_Source data_:
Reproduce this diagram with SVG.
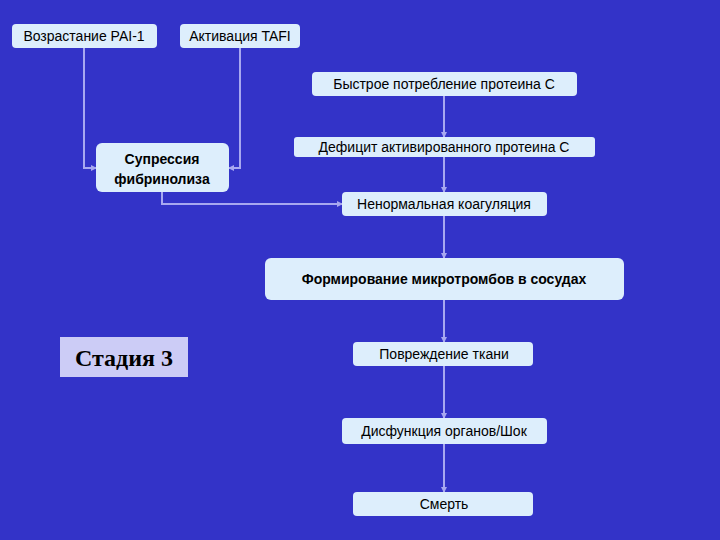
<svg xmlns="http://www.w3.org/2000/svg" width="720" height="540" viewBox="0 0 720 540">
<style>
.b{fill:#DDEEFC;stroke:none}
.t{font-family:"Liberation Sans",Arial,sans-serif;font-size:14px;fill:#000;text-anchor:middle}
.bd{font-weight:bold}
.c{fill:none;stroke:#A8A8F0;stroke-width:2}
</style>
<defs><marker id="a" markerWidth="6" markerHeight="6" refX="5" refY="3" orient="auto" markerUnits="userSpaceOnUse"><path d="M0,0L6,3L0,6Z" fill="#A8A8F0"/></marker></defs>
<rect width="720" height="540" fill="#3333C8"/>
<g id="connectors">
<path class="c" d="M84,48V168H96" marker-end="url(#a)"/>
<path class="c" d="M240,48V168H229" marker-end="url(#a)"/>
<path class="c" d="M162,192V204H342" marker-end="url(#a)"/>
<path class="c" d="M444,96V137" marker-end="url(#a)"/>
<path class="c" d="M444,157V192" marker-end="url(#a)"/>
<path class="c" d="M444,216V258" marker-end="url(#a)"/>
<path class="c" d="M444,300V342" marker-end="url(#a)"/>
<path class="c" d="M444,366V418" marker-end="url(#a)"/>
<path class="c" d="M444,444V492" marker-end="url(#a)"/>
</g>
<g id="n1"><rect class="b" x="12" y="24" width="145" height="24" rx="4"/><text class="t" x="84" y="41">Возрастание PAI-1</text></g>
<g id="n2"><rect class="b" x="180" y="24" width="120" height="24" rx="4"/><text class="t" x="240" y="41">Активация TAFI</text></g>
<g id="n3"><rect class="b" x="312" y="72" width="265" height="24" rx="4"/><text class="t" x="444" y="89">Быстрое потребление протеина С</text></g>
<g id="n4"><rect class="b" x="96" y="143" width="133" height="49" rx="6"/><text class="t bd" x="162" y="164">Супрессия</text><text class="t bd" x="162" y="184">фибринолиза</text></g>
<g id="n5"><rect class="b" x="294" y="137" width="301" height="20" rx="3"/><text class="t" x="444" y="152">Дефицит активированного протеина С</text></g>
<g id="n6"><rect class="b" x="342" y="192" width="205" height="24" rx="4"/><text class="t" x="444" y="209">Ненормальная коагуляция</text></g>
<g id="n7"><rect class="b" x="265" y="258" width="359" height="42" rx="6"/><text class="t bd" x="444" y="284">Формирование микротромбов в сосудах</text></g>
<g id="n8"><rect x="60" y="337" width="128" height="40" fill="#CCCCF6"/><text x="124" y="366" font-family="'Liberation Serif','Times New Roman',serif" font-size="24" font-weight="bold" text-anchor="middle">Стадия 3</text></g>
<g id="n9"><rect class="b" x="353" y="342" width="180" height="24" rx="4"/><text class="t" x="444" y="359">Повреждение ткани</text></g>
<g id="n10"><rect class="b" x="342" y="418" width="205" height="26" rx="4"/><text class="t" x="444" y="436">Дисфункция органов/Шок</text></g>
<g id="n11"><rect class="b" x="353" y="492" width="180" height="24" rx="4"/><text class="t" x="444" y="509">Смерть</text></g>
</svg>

_Task objective_:
Go through the listing above and quote it exactly, apart from its images.

_Answer to the problem_:
Reproduce this diagram with SVG.
<svg xmlns="http://www.w3.org/2000/svg" width="720" height="540" viewBox="0 0 720 540">
<style>
.b{fill:#DDEEFC;stroke:none}
.t{font-family:"Liberation Sans",Arial,sans-serif;font-size:14px;fill:#000;text-anchor:middle}
.bd{font-weight:bold}
.c{fill:none;stroke:#A8A8F0;stroke-width:2}
</style>
<defs><marker id="a" markerWidth="6" markerHeight="6" refX="5" refY="3" orient="auto" markerUnits="userSpaceOnUse"><path d="M0,0L6,3L0,6Z" fill="#A8A8F0"/></marker></defs>
<rect width="720" height="540" fill="#3333C8"/>
<g id="connectors">
<path class="c" d="M84,48V168H96" marker-end="url(#a)"/>
<path class="c" d="M240,48V168H229" marker-end="url(#a)"/>
<path class="c" d="M162,192V204H342" marker-end="url(#a)"/>
<path class="c" d="M444,96V137" marker-end="url(#a)"/>
<path class="c" d="M444,157V192" marker-end="url(#a)"/>
<path class="c" d="M444,216V258" marker-end="url(#a)"/>
<path class="c" d="M444,300V342" marker-end="url(#a)"/>
<path class="c" d="M444,366V418" marker-end="url(#a)"/>
<path class="c" d="M444,444V492" marker-end="url(#a)"/>
</g>
<g id="n1"><rect class="b" x="12" y="24" width="145" height="24" rx="4"/><text class="t" x="84" y="41">Возрастание PAI-1</text></g>
<g id="n2"><rect class="b" x="180" y="24" width="120" height="24" rx="4"/><text class="t" x="240" y="41">Активация TAFI</text></g>
<g id="n3"><rect class="b" x="312" y="72" width="265" height="24" rx="4"/><text class="t" x="444" y="89">Быстрое потребление протеина С</text></g>
<g id="n4"><rect class="b" x="96" y="143" width="133" height="49" rx="6"/><text class="t bd" x="162" y="164">Супрессия</text><text class="t bd" x="162" y="184">фибринолиза</text></g>
<g id="n5"><rect class="b" x="294" y="137" width="301" height="20" rx="3"/><text class="t" x="444" y="152">Дефицит активированного протеина С</text></g>
<g id="n6"><rect class="b" x="342" y="192" width="205" height="24" rx="4"/><text class="t" x="444" y="209">Ненормальная коагуляция</text></g>
<g id="n7"><rect class="b" x="265" y="258" width="359" height="42" rx="6"/><text class="t bd" x="444" y="284">Формирование микротромбов в сосудах</text></g>
<g id="n8"><rect x="60" y="337" width="128" height="40" fill="#CCCCF6"/><text x="124" y="366" font-family="'Liberation Serif','Times New Roman',serif" font-size="24" font-weight="bold" text-anchor="middle">Стадия 3</text></g>
<g id="n9"><rect class="b" x="353" y="342" width="180" height="24" rx="4"/><text class="t" x="444" y="359">Повреждение ткани</text></g>
<g id="n10"><rect class="b" x="342" y="418" width="205" height="26" rx="4"/><text class="t" x="444" y="436">Дисфункция органов/Шок</text></g>
<g id="n11"><rect class="b" x="353" y="492" width="180" height="24" rx="4"/><text class="t" x="444" y="509">Смерть</text></g>
</svg>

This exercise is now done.